◆ **DATA RECORDS**:
· · · · ·

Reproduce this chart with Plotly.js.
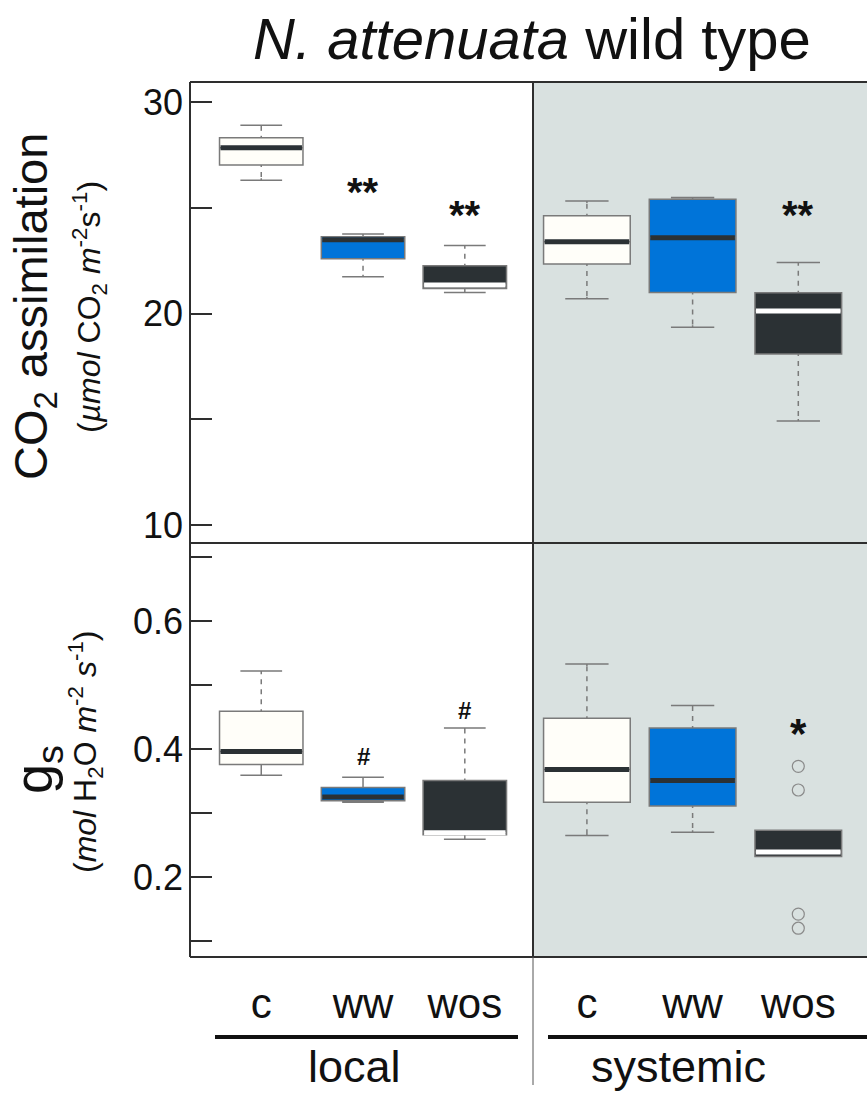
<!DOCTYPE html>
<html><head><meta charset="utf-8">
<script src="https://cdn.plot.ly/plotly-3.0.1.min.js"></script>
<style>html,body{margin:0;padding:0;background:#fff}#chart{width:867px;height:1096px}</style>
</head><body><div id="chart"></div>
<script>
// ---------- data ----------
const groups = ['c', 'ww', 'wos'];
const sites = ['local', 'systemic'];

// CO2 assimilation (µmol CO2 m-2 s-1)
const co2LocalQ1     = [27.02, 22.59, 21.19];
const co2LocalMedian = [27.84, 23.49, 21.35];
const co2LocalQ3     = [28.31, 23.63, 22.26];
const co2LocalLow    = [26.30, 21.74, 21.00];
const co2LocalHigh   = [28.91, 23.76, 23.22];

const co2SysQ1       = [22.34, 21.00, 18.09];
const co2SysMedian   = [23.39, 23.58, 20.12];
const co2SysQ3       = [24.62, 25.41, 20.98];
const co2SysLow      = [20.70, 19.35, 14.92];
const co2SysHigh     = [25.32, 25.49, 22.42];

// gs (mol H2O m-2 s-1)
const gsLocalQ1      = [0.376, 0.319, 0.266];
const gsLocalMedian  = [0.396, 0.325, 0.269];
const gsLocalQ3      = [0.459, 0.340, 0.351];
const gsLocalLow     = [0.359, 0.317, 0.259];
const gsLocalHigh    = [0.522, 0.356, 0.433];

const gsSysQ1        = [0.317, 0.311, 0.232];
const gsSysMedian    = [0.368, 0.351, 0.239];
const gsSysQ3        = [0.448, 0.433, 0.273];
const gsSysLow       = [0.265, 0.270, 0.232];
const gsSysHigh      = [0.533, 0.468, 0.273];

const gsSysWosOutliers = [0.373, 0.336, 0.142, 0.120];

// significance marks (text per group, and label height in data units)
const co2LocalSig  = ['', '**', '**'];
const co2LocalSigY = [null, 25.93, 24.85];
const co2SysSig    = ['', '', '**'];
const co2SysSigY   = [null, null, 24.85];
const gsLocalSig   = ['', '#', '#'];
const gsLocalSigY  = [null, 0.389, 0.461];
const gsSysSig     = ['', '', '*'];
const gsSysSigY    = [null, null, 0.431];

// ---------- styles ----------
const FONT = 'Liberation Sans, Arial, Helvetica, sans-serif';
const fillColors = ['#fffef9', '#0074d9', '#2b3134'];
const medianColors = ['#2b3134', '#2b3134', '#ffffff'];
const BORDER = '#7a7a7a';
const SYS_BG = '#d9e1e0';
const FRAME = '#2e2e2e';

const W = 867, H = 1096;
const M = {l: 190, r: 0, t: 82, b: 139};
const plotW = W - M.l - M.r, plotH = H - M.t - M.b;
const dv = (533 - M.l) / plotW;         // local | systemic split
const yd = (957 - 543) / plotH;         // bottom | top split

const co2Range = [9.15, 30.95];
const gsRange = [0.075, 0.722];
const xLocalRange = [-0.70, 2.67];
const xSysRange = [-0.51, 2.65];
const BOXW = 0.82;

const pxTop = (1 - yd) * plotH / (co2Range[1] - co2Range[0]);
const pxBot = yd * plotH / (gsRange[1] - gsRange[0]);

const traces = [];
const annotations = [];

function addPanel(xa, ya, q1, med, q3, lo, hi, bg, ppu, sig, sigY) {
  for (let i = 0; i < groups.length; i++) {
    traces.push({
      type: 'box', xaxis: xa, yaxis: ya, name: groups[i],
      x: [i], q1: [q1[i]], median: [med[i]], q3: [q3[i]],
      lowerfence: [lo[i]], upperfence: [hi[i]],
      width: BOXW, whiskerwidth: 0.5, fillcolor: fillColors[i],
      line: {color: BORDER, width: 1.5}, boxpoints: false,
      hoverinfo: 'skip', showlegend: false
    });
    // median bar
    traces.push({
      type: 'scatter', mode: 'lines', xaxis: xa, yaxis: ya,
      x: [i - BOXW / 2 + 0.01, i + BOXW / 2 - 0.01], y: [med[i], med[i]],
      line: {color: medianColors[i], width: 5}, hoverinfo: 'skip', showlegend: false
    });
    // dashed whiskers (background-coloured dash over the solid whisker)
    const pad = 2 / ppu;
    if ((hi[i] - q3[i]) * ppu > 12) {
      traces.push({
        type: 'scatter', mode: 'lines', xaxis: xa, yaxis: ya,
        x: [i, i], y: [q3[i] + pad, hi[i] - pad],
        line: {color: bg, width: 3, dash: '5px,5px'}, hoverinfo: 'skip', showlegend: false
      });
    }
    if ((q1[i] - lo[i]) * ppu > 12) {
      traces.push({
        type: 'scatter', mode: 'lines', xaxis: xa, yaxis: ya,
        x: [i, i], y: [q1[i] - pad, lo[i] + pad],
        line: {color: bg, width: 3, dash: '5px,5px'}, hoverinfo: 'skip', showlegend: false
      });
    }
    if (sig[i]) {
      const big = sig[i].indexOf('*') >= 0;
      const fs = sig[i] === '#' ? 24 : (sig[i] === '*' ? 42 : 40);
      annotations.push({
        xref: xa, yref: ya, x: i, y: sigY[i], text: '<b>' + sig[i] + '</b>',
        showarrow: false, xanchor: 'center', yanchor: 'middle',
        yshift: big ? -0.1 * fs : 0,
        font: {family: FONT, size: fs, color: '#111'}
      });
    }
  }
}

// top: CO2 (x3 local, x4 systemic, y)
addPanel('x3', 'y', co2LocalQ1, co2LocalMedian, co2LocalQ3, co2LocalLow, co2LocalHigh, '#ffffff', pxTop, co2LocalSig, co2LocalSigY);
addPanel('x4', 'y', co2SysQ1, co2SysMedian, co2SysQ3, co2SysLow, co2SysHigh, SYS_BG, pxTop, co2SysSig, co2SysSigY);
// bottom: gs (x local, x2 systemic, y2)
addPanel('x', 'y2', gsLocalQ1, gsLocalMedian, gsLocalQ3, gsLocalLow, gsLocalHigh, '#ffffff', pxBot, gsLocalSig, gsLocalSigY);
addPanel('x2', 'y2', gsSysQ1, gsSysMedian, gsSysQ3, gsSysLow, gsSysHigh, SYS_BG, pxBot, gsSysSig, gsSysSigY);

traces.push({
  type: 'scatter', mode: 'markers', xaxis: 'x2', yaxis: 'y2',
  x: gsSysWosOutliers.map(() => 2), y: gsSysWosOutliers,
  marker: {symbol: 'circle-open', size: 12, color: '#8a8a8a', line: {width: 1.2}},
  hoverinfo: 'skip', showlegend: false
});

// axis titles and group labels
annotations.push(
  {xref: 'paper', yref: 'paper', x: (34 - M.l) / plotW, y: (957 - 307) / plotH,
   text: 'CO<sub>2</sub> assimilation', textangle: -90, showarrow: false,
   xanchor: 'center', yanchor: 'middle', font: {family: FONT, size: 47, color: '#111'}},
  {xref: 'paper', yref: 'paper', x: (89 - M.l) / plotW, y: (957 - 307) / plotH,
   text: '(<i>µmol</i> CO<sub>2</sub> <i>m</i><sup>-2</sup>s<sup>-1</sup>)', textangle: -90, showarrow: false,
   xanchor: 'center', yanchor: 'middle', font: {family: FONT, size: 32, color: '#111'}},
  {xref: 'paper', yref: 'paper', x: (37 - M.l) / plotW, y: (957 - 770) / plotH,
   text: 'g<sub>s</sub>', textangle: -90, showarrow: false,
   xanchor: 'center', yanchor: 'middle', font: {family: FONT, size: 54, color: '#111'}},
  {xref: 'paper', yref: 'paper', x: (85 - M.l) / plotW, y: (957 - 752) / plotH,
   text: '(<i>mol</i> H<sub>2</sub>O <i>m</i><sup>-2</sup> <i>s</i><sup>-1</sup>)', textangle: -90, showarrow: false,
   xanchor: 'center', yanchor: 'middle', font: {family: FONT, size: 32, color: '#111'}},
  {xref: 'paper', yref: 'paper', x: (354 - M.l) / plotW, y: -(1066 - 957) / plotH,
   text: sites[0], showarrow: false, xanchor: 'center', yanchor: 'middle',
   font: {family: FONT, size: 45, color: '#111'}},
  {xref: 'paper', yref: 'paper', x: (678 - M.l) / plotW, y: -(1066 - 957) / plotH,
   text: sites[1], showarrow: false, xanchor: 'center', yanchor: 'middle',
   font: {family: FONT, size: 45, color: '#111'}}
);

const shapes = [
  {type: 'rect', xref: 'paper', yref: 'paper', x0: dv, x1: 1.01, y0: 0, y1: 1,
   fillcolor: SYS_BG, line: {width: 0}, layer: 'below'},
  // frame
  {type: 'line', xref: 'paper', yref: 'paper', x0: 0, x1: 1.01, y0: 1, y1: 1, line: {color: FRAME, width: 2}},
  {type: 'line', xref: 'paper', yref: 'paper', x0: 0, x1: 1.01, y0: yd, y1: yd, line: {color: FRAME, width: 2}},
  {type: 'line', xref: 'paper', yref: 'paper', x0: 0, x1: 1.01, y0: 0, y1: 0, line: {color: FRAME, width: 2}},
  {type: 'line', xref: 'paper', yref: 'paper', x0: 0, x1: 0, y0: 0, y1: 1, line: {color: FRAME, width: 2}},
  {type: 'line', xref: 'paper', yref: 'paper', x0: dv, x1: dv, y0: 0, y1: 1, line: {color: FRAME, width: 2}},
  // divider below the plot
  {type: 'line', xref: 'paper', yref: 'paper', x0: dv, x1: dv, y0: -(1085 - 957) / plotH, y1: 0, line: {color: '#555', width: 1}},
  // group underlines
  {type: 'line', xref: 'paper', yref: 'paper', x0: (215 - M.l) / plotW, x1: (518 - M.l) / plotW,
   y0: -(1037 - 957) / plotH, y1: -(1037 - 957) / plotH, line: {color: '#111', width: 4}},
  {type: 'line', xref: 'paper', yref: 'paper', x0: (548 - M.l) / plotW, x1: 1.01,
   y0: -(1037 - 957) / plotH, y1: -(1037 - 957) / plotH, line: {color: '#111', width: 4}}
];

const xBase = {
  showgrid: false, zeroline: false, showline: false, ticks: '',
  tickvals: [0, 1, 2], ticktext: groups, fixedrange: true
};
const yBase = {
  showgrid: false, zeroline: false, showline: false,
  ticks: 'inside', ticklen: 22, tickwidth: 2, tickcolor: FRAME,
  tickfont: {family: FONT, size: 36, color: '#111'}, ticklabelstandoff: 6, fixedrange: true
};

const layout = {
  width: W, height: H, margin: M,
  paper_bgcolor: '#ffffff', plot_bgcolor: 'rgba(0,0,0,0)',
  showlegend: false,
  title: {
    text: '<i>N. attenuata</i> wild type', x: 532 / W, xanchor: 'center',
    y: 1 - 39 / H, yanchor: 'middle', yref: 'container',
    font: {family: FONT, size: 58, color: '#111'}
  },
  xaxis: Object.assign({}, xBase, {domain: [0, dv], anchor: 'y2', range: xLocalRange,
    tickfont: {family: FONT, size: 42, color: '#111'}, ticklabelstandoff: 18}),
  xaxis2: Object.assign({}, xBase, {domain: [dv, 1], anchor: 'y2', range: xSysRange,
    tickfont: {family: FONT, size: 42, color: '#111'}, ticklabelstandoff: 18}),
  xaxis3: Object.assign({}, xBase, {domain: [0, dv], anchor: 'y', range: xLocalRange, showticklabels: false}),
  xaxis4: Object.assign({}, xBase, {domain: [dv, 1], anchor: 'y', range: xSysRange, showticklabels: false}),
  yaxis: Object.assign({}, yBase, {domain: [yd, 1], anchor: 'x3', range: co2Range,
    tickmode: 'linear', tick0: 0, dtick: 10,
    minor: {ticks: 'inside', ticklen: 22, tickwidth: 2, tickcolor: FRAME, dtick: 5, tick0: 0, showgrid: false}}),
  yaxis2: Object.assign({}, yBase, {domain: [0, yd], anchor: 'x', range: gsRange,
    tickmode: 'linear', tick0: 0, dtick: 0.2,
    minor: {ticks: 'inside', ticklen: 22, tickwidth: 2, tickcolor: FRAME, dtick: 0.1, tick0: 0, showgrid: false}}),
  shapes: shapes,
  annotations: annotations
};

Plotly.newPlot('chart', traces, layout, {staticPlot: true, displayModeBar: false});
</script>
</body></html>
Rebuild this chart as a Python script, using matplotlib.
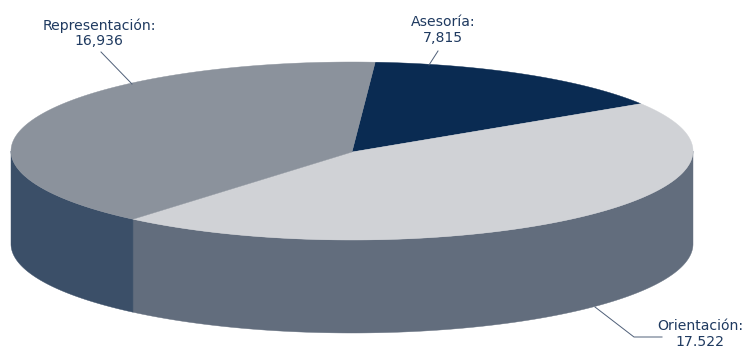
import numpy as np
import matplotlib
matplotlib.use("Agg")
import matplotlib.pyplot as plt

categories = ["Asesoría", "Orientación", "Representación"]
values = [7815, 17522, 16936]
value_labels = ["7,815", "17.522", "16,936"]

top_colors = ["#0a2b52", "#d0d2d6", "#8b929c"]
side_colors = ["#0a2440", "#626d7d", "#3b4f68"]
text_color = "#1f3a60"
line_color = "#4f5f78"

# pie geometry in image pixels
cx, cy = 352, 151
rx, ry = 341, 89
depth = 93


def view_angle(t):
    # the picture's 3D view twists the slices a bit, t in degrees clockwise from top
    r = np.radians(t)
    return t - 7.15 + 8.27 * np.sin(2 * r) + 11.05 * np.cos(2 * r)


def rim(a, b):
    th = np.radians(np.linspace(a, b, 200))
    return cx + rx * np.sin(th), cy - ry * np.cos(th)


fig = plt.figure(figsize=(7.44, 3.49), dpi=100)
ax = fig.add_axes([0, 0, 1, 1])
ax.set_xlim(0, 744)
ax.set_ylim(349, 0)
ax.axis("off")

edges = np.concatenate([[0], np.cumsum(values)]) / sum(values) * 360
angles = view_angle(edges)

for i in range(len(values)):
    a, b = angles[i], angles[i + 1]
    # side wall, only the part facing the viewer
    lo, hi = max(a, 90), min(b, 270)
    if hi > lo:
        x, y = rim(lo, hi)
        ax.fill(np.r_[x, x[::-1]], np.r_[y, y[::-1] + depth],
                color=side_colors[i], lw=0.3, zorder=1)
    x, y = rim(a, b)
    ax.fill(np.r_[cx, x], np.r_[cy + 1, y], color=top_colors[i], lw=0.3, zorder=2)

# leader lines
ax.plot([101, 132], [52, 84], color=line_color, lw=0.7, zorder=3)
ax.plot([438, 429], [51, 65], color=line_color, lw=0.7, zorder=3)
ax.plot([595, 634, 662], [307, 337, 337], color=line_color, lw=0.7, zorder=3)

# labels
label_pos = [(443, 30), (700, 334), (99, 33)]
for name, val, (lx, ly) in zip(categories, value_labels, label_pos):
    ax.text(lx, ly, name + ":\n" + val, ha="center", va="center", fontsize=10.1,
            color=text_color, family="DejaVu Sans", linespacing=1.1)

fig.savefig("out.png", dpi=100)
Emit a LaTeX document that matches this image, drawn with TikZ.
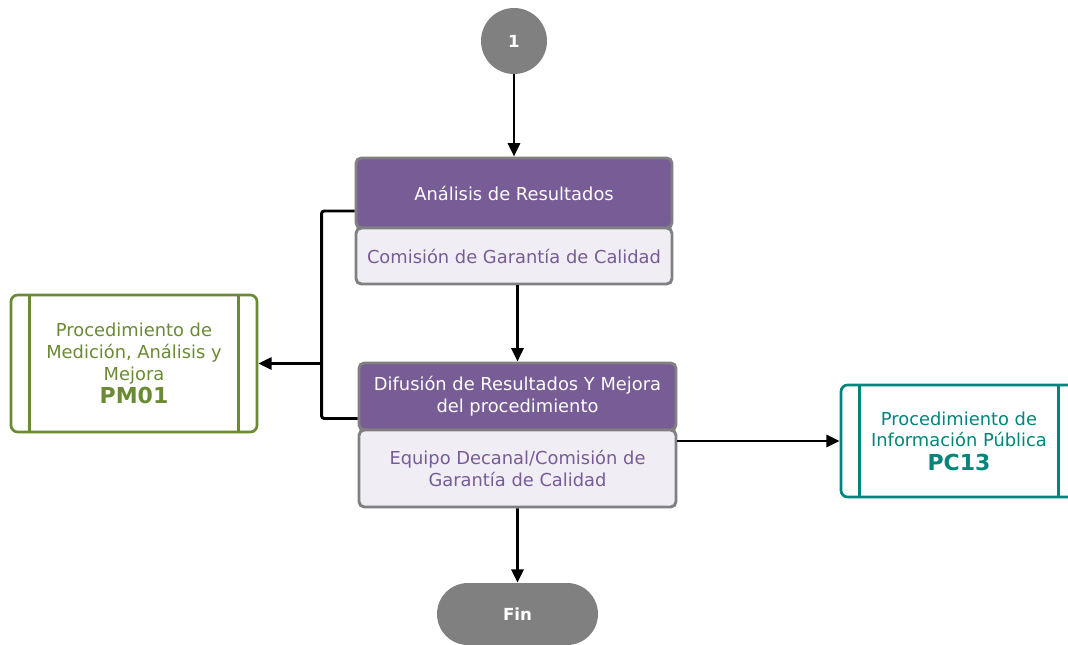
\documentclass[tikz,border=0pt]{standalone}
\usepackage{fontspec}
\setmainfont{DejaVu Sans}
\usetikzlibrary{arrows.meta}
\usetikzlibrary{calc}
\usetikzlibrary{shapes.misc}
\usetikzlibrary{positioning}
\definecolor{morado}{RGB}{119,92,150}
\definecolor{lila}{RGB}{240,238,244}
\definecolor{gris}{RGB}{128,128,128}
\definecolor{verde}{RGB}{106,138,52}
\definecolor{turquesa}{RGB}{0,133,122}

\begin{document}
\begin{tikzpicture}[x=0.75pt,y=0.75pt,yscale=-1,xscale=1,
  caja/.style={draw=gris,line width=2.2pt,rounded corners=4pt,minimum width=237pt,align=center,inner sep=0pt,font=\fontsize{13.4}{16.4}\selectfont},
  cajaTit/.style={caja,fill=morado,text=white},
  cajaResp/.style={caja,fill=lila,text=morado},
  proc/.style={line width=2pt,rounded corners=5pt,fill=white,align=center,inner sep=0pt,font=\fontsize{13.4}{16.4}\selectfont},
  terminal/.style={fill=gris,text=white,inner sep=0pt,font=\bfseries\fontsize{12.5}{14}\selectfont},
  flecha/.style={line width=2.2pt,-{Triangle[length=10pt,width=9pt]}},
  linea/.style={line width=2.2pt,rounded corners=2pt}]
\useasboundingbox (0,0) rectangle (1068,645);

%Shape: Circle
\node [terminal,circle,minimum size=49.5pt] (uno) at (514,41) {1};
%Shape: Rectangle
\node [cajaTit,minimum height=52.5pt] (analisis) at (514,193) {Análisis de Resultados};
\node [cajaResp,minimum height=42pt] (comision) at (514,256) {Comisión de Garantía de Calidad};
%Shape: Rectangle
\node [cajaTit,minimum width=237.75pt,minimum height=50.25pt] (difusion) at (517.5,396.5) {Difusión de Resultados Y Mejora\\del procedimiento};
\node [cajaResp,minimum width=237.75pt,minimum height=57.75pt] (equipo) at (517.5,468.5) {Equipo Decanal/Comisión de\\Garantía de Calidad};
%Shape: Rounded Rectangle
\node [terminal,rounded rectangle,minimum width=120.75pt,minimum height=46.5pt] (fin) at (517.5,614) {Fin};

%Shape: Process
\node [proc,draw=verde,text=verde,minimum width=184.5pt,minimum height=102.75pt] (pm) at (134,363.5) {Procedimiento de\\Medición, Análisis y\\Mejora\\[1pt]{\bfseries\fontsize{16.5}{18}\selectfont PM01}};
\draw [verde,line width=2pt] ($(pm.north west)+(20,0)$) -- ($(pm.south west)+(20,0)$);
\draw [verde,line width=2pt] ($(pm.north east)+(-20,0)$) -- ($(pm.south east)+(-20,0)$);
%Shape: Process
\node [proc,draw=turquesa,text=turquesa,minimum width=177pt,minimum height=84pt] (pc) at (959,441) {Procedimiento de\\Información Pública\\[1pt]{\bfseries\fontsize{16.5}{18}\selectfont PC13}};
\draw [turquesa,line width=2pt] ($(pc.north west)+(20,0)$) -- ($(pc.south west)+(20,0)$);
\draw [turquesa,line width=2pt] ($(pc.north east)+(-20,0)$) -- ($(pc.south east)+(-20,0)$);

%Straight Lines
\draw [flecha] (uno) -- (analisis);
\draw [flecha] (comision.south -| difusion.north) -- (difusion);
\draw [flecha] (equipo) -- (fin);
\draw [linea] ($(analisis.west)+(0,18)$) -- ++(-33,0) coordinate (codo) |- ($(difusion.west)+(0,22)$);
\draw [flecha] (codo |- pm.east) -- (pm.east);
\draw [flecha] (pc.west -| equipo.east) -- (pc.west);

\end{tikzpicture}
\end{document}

· · · · ·

◆ **SET TASK**: Using the data above, extract exactly the lines from the one containing "Emit a LaTeX" through the one containing "(0,0) rectangle (1068,645);". Pictures are left out.

◆ **RESPONSE TO THIS EXERCISE**:
Emit a LaTeX document that matches this image, drawn with TikZ.
\documentclass[tikz,border=0pt]{standalone}
\usepackage{fontspec}
\setmainfont{DejaVu Sans}
\usetikzlibrary{arrows.meta}
\usetikzlibrary{calc}
\usetikzlibrary{shapes.misc}
\usetikzlibrary{positioning}
\definecolor{morado}{RGB}{119,92,150}
\definecolor{lila}{RGB}{240,238,244}
\definecolor{gris}{RGB}{128,128,128}
\definecolor{verde}{RGB}{106,138,52}
\definecolor{turquesa}{RGB}{0,133,122}

\begin{document}
\begin{tikzpicture}[x=0.75pt,y=0.75pt,yscale=-1,xscale=1,
  caja/.style={draw=gris,line width=2.2pt,rounded corners=4pt,minimum width=237pt,align=center,inner sep=0pt,font=\fontsize{13.4}{16.4}\selectfont},
  cajaTit/.style={caja,fill=morado,text=white},
  cajaResp/.style={caja,fill=lila,text=morado},
  proc/.style={line width=2pt,rounded corners=5pt,fill=white,align=center,inner sep=0pt,font=\fontsize{13.4}{16.4}\selectfont},
  terminal/.style={fill=gris,text=white,inner sep=0pt,font=\bfseries\fontsize{12.5}{14}\selectfont},
  flecha/.style={line width=2.2pt,-{Triangle[length=10pt,width=9pt]}},
  linea/.style={line width=2.2pt,rounded corners=2pt}]
\useasboundingbox (0,0) rectangle (1068,645);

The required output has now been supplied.